Whatever you do, don't go down the path of "what did I do wrong," it's a kind of self-punishment you do not deserve.


It could be all these things. Or something totally unrelated to you. Like when I've retreated it was often because something serious was going on with one of my kids or a loved one and I didn't want to get into it over text but didn't have the energy for light-hearted meme exchanges.

Also when something's up with one of my kids, it's harder for me to hang out with parents of kids the same age because I feel like I have to protect my child's privacy.
Anonymous
Are you on different sides of the political spectrum? Did you post a Charlie Kirk’s widow meme?
Anonymous
Anonymous wrote:
Anonymous wrote:You sound too needy OP


This is not true.


I agree with the PP I can’t believe how many times OP has sent things with no response.

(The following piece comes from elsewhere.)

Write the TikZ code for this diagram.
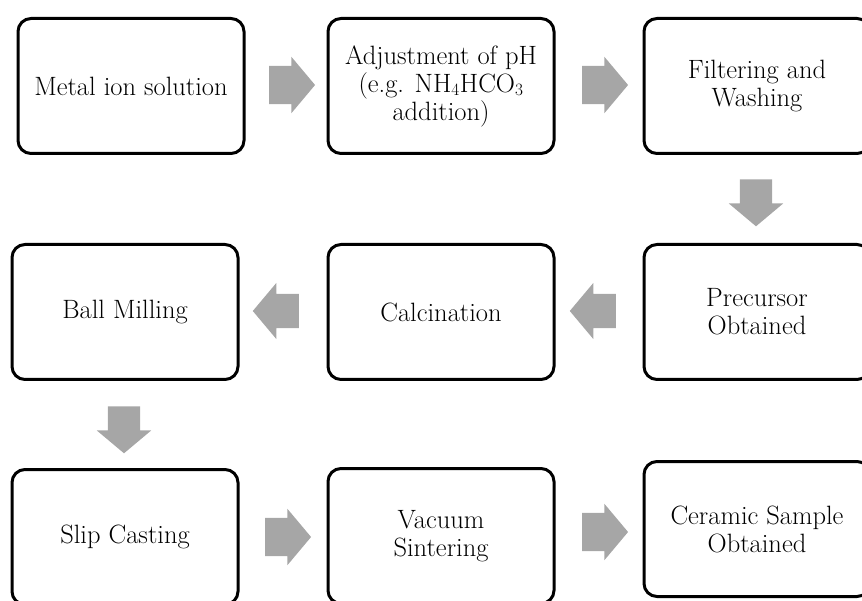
\documentclass[tikz,border=0pt]{standalone}
\usepackage{tikz}
\usetikzlibrary{shapes.arrows}
\definecolor{arrowgray}{HTML}{A6A6A6}

\begin{document}
\begin{tikzpicture}[x=1pt,y=-1pt]
        \tikzstyle{stepbox}=[rectangle,draw,line width=3pt,rounded corners=13pt,minimum width=226pt,minimum height=135pt,align=center,font=\fontsize{26.5}{28}\selectfont]
        \tikzstyle{flow}=[single arrow,fill=arrowgray,draw=none,inner xsep=0pt,inner ysep=19pt,single arrow head extend=9pt,single arrow tip angle=100,minimum height=46pt]
          \clip (0,0) rectangle (862,601);
          \node (metal) at (131,86) [stepbox] {Metal ion solution};
          \node (adjust) at (441,86) [stepbox] {Adjustment of pH\\(e.g. NH$_4$HCO$_3$\\addition)};
          \node (filter) at (757,86) [stepbox] {Filtering and\\Washing};
          \node (precursor) at (757,312) [stepbox] {Precursor\\Obtained};
          \node (calcination) at (441,312) [stepbox] {Calcination};
          \node (milling) at (125,312) [stepbox] {Ball Milling};
          \node (slip) at (125,537) [stepbox] {Slip Casting};
          \node (vacuum) at (441,536) [stepbox] {Vacuum\\Sintering};
          \node (ceramic) at (757,529) [stepbox] {Ceramic Sample\\Obtained};
          % block arrows between the steps
          \node (m-a) at (284,85) [flow] {};
          \node (a-f) at (597,85) [flow] {};
          \node (f-p) at (756,196) [flow,rotate=-90,inner ysep=16pt,single arrow head extend=11pt,minimum height=47pt] {};
          \node (p-c) at (600,311) [flow,rotate=180,inner ysep=17pt,single arrow head extend=11pt] {};
          \node (c-m) at (283,311) [flow,rotate=180,inner ysep=17pt,single arrow head extend=11pt] {};
          \node (m-s) at (124,423) [flow,rotate=-90,inner ysep=16pt,single arrow head extend=11pt,minimum height=47pt] {};
          \node (s-v) at (280,537) [flow] {};
          \node (v-c) at (597,532) [flow] {};
      \end{tikzpicture}
\end{document}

And she continues doing it. I’d have that “friend” on mute in two seconds.
Anonymous
Anonymous wrote:I think the other friend being jealous makes sense.


No. Grown women don’t get jealous over acquaintances.
Anonymous
I’m guessing she’s not into the things you’re sending her…
Anonymous
It could be so many things. Maybe her friend is jealous. Maybe she doesn't agree with you politically. Maybe your kid or husband annoy her or her husband or her kid. Maybe she finds you not aligning with her needs right now and she does not have the bandwidth.

It is rough but time to find new friends.
Anonymous
Anonymous wrote:
Anonymous wrote:I think the other friend being jealous makes sense.


No. Grown women don’t get jealous over acquaintances.


I have no idea of it's the case here but this is false. "Grown women" do all kinds of immature, petty, jealous things. Not all women of course, but I don't know how you can say this with a straight face. I've seen so much small minded behavior from women of friendships, acquaintances, men, kids.
Anonymous
Anonymous wrote:I have no idea of it's the case here but this is false. "Grown women" do all kinds of immature, petty, jealous things. Not all women of course, but I don't know how you can say this with a straight face. I've seen so much small minded behavior from women of friendships, acquaintances, men, kids.


Women are insane. I recommend not living with one.